Notwithstanding, Harvey argues that a specific public policy to support a tort for independent contractors can be derived from section 135C.37. She points out that not only does the statute permit all "persons" to file complaints, but it also protects complainants by requiring their names to be kept confidential. Iowa Code § 135C.37. She argues this reveals our legislature wanted to encourage persons to file complaints, and any retaliation for doing so would undermine this policy.

We do not limit our search for public policy to statutes like section 135C.46 which specifically mandate protection. See Fitzgerald, 613 N.W.2d at 283. Statutes can imply a prohibition against termination as well as express it. Id. However, section 135C.37 cannot be viewed in isolation. See State v. DeCamp, 622 N.W.2d 290, 294 (Iowa 2001). Our legislature has made it clear through section 135C.46 that the prohibition against retaliatory discharge only applies to residents and employees of the health care facility. If our legislature wished to extend the prohibition to all persons, it would have used the term "persons."

IV. Conclusion.

We fail to discern any clear public policy that prohibits a person or business from discharging an independent contractor in retaliation for reporting a health care facility violation. We conclude there is no cause of action in Iowa for retaliatory discharge of an independent contractor for filing a complaint against a care facility. The district court properly granted summary judgment.

AFFIRMED.

SNELL, S.J.,[*] participates in lieu of STREIT, J., who takes no part.

NOTES

[1] The petition also included a claim for slander. This claim was dismissed by the district court, and does not form the basis of any issue on appeal.

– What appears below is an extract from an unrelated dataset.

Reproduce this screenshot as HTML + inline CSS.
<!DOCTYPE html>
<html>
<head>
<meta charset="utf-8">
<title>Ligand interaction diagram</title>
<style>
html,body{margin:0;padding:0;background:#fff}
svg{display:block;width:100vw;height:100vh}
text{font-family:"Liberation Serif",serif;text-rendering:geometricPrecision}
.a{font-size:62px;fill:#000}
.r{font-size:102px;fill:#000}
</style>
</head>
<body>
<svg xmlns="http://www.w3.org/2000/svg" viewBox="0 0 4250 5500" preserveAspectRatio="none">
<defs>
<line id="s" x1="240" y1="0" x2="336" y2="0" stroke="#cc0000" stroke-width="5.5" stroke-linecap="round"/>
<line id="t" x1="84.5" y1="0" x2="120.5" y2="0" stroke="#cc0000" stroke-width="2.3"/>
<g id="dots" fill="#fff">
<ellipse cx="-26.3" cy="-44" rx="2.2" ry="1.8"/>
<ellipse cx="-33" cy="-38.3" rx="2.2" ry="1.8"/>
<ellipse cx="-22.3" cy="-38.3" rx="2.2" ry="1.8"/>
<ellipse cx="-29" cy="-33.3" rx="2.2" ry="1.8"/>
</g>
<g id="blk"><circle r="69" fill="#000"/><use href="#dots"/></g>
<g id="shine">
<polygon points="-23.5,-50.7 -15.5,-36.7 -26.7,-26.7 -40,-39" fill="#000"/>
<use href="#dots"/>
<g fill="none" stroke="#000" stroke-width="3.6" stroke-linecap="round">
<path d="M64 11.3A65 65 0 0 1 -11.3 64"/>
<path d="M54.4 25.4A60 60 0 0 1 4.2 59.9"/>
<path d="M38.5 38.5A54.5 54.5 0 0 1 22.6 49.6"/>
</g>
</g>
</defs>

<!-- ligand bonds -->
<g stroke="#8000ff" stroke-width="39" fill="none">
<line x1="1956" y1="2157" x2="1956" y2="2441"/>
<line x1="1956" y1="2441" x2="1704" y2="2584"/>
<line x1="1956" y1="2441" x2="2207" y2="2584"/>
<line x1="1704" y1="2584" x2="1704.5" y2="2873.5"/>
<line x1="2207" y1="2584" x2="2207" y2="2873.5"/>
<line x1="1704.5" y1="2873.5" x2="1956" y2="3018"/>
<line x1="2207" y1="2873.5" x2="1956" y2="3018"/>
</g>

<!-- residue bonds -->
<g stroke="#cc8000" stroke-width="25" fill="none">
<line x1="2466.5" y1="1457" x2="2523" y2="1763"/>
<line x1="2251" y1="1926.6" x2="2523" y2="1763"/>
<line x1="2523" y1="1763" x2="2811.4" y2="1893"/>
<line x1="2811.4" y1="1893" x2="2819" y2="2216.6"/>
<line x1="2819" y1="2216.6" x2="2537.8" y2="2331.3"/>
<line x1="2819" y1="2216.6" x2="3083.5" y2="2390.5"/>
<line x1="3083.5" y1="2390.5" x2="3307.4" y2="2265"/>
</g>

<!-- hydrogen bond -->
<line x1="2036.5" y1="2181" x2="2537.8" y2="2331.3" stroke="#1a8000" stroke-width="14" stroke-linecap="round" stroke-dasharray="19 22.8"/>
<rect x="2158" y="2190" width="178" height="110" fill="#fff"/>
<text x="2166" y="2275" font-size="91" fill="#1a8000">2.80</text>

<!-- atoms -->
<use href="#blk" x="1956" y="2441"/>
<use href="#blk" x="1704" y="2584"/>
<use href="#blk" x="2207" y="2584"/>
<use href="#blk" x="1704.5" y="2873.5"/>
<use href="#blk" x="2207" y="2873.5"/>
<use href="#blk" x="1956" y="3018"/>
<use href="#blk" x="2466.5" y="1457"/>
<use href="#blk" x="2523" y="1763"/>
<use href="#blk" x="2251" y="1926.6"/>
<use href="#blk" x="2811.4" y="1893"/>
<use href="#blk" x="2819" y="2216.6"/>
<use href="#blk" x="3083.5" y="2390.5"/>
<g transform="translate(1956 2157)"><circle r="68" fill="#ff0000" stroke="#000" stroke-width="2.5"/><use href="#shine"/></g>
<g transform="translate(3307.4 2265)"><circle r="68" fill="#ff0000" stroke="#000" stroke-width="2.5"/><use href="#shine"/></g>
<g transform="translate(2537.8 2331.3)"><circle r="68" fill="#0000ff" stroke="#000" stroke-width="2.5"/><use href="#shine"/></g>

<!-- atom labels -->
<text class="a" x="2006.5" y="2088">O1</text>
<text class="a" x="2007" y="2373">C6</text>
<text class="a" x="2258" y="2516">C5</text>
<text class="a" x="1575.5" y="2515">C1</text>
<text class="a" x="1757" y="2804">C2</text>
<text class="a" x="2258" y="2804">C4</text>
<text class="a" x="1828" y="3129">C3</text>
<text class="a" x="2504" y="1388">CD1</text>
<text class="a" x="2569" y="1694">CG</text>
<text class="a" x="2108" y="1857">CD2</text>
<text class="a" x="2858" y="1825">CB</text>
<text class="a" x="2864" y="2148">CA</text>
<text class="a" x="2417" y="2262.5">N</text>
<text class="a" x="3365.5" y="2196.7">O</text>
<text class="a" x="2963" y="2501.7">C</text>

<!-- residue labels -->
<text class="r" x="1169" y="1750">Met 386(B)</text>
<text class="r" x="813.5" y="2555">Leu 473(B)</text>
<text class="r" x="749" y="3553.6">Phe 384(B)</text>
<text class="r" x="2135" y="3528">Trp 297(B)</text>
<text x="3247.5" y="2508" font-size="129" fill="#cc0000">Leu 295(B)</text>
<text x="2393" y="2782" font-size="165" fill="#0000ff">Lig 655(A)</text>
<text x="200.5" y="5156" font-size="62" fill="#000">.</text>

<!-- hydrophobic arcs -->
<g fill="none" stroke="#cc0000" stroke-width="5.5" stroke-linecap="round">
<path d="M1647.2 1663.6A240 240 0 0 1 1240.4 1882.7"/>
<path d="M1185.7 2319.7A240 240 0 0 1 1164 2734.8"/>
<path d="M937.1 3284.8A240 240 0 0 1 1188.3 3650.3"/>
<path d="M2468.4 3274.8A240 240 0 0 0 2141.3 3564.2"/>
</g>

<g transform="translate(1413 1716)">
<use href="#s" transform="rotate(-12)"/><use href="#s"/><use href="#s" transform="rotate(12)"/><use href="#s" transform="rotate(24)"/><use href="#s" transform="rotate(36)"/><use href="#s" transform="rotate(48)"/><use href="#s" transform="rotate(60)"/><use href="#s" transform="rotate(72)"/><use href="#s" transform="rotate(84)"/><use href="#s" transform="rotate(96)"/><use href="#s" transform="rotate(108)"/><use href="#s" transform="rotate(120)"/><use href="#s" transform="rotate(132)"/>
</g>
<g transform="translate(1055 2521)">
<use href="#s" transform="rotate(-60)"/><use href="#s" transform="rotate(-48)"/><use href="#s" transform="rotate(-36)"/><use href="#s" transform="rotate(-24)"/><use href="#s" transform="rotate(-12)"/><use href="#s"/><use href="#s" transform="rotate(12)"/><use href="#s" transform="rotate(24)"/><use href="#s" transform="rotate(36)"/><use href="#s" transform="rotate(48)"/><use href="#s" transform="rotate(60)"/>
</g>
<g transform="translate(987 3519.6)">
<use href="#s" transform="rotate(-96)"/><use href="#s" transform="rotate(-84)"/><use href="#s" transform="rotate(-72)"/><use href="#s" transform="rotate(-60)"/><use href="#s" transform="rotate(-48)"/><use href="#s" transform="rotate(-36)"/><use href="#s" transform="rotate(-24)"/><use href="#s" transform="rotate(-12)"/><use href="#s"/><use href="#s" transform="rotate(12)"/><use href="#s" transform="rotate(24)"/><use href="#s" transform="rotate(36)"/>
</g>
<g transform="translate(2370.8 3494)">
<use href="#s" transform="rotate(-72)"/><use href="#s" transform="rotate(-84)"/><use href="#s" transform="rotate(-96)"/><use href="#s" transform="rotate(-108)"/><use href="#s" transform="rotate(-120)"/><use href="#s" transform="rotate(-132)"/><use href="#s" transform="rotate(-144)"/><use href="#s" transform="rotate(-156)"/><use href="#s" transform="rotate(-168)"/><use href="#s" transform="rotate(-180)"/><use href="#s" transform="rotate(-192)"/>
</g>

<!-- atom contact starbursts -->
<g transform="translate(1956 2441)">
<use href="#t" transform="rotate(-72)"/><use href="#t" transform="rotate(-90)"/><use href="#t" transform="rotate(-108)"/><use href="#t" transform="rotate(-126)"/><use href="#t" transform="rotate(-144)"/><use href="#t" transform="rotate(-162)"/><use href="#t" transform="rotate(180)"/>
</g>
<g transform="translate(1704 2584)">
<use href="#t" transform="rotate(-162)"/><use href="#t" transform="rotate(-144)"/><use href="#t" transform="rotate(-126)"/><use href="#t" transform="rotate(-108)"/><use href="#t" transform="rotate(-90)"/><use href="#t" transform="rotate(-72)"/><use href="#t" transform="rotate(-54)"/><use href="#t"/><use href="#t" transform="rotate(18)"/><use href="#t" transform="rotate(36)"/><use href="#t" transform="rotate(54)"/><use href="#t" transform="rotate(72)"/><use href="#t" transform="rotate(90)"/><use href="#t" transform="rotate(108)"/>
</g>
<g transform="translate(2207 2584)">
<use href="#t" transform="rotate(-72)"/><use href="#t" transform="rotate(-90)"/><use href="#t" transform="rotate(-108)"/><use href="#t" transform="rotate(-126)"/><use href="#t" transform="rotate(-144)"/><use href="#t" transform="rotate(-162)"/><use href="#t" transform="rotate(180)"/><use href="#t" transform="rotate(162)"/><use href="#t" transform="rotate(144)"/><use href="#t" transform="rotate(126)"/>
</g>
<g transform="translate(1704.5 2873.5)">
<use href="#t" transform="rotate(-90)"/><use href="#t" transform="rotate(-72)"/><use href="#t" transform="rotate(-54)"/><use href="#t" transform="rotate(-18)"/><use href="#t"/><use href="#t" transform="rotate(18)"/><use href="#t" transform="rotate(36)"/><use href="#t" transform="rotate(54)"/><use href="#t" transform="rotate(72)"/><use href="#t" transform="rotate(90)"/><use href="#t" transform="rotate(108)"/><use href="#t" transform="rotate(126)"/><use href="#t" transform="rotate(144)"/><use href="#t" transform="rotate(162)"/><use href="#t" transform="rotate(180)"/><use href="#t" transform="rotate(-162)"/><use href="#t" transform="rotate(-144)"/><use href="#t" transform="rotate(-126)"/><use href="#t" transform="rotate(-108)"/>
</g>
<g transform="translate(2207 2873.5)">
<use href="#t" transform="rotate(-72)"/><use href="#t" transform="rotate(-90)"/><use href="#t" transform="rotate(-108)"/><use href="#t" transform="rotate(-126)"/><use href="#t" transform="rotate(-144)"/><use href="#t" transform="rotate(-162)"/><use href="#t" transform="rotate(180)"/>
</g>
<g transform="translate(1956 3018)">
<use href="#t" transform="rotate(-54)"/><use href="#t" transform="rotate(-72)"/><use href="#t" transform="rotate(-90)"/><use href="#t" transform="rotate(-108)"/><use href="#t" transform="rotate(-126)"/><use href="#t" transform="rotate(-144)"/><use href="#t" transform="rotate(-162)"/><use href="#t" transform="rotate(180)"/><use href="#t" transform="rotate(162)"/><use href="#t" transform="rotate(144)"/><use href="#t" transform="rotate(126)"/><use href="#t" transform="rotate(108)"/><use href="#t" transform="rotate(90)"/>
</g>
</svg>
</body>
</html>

[2] For purposes of this appeal, Harvey concedes her status as an independent contractor. Normally, this would require a factual determination based on the nature of the working relationship and many other circumstances, not necessarily on any label used to identify the parties in the contract. Rouse v. State, 369 N.W.2d 811, 813 (Iowa 1985) (ordinarily, the relationship of employer and employee is a question of fact); see Iowa Mut. Ins. Co. v. McCarthy, 572 N.W.2d 537, 542-43 (Iowa 1997) (listing factors to consider in characterizing nature of relationship).

[3] Employees have many benefits that independent contractors do not have, such as worker's compensation coverage, unemployment benefits, and employer contributions to social security. See Donald R. Mouton, Comment, Ostrander v. Farm Bureau Mutual Insurance Company: Why is the Idaho Supreme Court Providing No Recourse to Independent Contractors Discharged in Bad Faith?, 31 Idaho L.Rev. 353, 362 (1994). However, employees are subject to much greater control and supervision by their employers. Id.; see Sistare-Meyer, 67 Cal.Rptr.2d at 844.

[4] The availability of contract remedies is all that is required, not a particular remedy that will actually provide relief. See Driveaway & Truckaway Serv., Inc., 781 F.Supp. at 552. It is generally recognized that there is an implied covenant of good faith and fair dealing in a contract. See Restatement (Second) of Contracts § 205, at 99 (1981); 17A Am.Jur.2d Contracts § 380, at 401 (1991). We also recognize that a contract in violation of public policy is void. However, we need not examine these general rules because Harvey's claim does not rest on contract theories, nor does she assert that tort theories are necessary because no contract claims exist.